- **Required work**:
Leave out the pictures and set down exactly the lines from the start of the listing through the one with "const barYTicks = [0, 5, 10, 15, 20, 25, 30];", both included.

□ □ □ □

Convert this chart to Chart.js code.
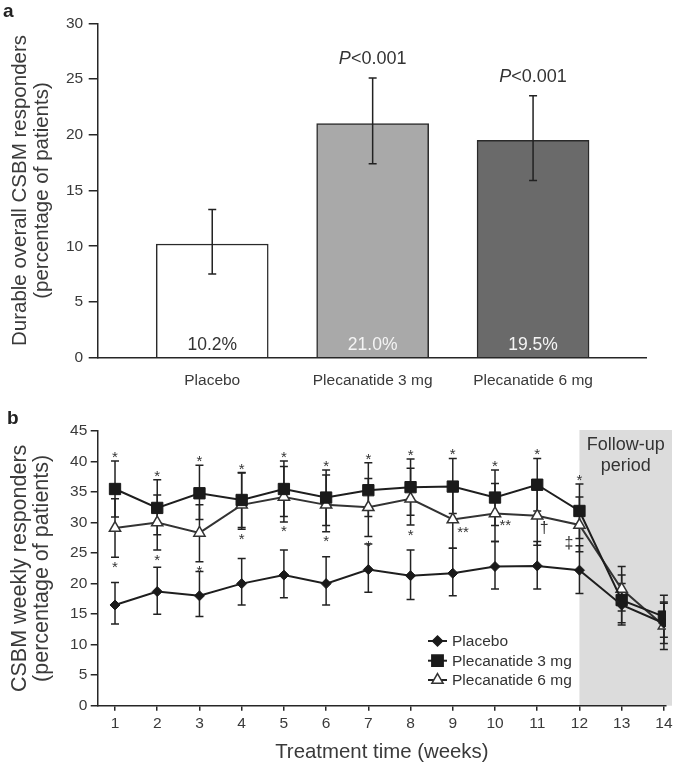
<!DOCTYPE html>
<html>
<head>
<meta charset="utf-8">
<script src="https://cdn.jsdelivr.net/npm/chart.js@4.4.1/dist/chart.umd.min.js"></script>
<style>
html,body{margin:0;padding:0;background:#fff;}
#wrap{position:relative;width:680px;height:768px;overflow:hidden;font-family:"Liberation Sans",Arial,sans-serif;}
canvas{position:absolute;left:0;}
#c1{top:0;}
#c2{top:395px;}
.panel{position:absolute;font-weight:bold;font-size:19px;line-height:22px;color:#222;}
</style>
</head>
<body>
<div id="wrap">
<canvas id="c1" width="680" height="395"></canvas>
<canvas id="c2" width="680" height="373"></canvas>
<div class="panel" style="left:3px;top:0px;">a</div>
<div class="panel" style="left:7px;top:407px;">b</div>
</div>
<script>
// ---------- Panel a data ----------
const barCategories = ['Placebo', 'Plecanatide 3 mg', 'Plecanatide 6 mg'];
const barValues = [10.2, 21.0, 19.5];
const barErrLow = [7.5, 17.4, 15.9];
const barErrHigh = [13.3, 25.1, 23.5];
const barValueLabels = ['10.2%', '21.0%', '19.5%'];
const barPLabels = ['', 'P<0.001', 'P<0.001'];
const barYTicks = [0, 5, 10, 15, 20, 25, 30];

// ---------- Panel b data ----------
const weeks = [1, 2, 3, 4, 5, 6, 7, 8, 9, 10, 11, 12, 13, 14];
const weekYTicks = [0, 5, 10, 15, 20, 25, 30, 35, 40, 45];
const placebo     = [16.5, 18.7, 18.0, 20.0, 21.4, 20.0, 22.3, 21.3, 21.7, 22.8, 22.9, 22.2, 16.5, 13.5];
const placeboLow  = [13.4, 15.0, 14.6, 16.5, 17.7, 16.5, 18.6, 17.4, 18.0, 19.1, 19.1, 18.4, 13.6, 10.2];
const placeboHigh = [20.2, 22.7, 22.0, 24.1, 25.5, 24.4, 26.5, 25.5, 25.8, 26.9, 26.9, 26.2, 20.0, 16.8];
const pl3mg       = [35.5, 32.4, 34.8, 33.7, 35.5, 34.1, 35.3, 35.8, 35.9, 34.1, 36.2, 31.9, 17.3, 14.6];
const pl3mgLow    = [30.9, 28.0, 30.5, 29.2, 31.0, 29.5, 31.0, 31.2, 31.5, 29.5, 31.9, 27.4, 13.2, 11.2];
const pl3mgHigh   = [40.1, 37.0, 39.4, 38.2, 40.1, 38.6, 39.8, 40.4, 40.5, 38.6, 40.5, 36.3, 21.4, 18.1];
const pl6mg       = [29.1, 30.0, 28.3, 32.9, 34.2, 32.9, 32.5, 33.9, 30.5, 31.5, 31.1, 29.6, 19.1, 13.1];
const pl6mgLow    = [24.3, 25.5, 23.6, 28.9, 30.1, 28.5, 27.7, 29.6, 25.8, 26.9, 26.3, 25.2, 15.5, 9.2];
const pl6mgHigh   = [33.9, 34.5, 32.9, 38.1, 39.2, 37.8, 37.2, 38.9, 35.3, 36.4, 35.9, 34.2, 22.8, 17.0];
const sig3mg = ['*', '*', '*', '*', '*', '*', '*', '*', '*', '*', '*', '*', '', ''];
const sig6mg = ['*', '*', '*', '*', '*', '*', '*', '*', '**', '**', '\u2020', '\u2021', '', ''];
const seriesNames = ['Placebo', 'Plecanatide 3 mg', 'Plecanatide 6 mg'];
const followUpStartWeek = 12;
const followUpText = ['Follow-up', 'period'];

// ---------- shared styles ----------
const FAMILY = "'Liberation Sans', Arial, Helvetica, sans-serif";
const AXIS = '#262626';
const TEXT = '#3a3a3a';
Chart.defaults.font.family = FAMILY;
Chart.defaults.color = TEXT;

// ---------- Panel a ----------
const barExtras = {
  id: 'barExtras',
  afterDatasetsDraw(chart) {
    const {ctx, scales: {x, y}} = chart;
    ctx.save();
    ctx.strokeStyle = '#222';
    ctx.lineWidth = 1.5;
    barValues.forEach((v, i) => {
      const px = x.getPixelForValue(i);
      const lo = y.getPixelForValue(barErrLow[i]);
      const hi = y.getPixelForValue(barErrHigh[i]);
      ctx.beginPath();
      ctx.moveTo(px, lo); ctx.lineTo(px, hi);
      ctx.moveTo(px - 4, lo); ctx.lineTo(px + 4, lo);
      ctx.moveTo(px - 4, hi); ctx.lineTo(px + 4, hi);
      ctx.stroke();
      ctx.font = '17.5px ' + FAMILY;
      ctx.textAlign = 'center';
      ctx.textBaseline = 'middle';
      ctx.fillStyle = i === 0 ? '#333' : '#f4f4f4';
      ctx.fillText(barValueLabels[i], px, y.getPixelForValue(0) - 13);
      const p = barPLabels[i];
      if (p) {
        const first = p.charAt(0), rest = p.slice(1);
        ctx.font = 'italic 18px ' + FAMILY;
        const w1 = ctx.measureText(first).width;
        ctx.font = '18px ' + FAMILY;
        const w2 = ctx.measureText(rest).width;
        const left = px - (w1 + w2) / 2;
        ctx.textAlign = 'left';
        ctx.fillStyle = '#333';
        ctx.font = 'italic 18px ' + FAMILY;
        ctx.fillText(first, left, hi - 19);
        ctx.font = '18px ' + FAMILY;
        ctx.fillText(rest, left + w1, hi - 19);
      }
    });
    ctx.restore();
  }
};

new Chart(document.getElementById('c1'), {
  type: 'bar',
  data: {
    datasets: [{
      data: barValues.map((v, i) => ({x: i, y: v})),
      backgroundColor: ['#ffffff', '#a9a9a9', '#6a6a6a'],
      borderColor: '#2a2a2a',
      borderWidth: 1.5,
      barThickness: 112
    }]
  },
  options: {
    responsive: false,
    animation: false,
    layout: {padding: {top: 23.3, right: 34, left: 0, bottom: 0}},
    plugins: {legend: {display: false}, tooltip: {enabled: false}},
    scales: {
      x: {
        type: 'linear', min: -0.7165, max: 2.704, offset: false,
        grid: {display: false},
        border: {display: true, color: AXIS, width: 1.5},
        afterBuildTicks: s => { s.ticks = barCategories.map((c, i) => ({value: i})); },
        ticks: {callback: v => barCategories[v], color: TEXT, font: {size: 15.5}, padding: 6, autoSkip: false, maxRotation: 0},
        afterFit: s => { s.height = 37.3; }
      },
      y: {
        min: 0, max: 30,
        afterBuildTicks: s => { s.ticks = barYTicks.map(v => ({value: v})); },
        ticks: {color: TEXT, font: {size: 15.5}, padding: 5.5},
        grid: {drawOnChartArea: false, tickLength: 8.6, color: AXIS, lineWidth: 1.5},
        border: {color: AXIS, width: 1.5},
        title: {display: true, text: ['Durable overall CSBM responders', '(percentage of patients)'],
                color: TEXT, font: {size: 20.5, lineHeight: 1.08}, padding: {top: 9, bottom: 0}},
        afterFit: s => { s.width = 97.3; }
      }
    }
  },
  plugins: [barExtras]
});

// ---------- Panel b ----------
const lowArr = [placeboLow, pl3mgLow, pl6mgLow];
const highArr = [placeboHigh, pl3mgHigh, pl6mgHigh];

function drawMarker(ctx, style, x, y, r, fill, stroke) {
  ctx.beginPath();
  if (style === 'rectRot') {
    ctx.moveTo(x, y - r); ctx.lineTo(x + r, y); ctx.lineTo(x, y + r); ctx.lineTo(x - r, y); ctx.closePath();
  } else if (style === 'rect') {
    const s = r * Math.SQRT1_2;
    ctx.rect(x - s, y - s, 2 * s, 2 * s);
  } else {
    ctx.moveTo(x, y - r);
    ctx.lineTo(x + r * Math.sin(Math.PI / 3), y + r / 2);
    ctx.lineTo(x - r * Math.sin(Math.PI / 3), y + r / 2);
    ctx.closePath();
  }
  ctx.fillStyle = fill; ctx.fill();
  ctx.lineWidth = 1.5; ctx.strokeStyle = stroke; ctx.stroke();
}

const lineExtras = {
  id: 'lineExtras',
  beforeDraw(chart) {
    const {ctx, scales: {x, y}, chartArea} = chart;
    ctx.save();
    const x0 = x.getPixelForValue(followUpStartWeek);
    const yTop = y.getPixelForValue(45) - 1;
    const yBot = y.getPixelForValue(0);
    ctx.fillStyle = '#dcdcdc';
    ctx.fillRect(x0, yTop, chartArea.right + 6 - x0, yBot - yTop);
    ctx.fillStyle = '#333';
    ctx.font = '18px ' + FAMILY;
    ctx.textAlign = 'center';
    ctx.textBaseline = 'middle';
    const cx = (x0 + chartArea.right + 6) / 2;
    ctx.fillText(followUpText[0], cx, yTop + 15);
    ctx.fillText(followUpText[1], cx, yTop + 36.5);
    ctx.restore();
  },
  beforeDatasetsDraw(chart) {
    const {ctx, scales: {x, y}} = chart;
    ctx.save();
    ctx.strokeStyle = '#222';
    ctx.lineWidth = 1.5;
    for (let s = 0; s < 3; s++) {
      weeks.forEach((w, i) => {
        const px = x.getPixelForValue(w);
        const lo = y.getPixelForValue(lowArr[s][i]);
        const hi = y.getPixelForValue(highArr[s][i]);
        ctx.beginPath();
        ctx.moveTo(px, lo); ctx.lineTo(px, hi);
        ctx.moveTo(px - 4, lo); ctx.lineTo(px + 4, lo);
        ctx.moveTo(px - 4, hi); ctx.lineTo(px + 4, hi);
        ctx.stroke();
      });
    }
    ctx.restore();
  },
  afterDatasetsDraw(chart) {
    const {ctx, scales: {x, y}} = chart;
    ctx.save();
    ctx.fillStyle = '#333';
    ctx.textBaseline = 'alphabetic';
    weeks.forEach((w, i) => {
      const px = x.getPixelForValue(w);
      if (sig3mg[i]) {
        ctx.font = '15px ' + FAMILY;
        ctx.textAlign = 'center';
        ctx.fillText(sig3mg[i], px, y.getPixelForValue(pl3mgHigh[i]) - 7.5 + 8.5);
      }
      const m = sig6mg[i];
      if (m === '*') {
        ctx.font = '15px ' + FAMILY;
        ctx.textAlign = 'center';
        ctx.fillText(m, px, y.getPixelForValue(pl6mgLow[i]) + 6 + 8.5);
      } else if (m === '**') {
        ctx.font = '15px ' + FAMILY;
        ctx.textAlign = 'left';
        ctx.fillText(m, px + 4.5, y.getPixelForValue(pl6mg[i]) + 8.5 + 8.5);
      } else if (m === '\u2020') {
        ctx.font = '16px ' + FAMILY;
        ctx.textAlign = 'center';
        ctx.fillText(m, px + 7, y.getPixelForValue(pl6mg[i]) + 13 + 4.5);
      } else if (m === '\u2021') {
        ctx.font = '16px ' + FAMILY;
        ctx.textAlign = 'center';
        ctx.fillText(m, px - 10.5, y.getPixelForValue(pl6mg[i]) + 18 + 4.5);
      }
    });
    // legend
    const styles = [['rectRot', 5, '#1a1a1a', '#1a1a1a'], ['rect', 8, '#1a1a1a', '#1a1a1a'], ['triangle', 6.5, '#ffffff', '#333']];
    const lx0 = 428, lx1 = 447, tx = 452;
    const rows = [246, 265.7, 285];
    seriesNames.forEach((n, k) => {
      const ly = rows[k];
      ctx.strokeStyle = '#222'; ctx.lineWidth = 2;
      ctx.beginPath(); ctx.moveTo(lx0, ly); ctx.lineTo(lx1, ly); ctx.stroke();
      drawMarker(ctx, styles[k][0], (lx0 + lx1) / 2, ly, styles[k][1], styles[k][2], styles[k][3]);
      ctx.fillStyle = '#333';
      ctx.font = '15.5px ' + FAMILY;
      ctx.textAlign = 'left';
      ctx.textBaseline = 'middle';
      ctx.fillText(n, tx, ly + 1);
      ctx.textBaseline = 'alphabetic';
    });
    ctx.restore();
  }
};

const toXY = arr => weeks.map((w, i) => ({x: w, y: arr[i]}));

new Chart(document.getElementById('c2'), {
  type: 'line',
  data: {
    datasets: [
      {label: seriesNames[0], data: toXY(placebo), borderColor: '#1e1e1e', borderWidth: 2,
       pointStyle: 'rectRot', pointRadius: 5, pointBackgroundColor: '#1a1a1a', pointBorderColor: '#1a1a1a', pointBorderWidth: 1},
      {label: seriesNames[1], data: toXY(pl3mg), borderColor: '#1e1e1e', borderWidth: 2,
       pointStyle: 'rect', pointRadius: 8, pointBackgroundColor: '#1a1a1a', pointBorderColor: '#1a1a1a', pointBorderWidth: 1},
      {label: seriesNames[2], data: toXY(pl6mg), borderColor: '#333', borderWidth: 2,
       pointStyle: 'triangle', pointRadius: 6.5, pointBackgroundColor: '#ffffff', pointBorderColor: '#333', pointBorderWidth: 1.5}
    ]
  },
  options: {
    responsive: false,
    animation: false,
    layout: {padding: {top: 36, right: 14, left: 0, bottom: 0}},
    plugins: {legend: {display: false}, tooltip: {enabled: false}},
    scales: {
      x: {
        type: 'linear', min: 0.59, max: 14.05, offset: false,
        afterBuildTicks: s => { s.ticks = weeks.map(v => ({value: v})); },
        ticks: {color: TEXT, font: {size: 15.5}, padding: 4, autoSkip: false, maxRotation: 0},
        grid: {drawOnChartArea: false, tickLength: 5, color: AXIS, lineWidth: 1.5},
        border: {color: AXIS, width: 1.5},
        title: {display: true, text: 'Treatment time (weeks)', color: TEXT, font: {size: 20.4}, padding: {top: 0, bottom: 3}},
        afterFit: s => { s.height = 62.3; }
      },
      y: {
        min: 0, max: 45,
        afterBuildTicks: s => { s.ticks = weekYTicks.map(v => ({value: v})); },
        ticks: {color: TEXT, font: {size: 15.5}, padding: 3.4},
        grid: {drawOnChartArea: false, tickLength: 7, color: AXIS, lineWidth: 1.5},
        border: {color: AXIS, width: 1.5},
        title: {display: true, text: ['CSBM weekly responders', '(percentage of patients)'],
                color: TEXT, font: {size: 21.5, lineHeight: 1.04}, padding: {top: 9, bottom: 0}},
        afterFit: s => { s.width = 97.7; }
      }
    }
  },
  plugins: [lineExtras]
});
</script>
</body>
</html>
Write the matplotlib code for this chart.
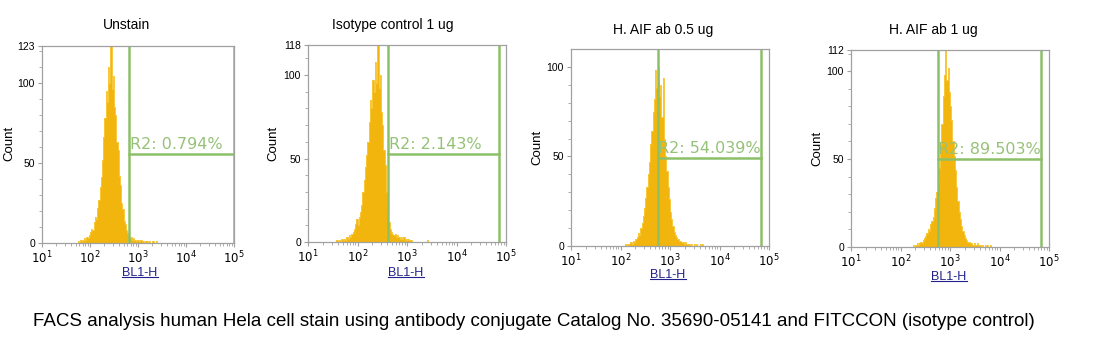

□ □ □ □

- **Answer to this exercise**:
Convert this chart to Chart.js code.
<!DOCTYPE html>
<html>
<head>
<meta charset="utf-8">
<script src="https://cdn.jsdelivr.net/npm/chart.js@4.4.1/dist/chart.umd.min.js"></script>
<style>
html,body{margin:0;padding:0;background:#fff;}
#wrap{position:relative;width:680px;height:768px;overflow:hidden;font-family:"Liberation Sans",Arial,sans-serif;}
canvas{position:absolute;left:0;}
#c1{top:0;}
#c2{top:395px;}
.panel{position:absolute;font-weight:bold;font-size:19px;line-height:22px;color:#222;}
</style>
</head>
<body>
<div id="wrap">
<canvas id="c1" width="680" height="395"></canvas>
<canvas id="c2" width="680" height="373"></canvas>
<div class="panel" style="left:3px;top:0px;">a</div>
<div class="panel" style="left:7px;top:407px;">b</div>
</div>
<script>
// ---------- Panel a data ----------
const barCategories = ['Placebo', 'Plecanatide 3 mg', 'Plecanatide 6 mg'];
const barValues = [10.2, 21.0, 19.5];
const barErrLow = [7.5, 17.4, 15.9];
const barErrHigh = [13.3, 25.1, 23.5];
const barValueLabels = ['10.2%', '21.0%', '19.5%'];
const barPLabels = ['', 'P<0.001', 'P<0.001'];
const barYTicks = [0, 5, 10, 15, 20, 25, 30];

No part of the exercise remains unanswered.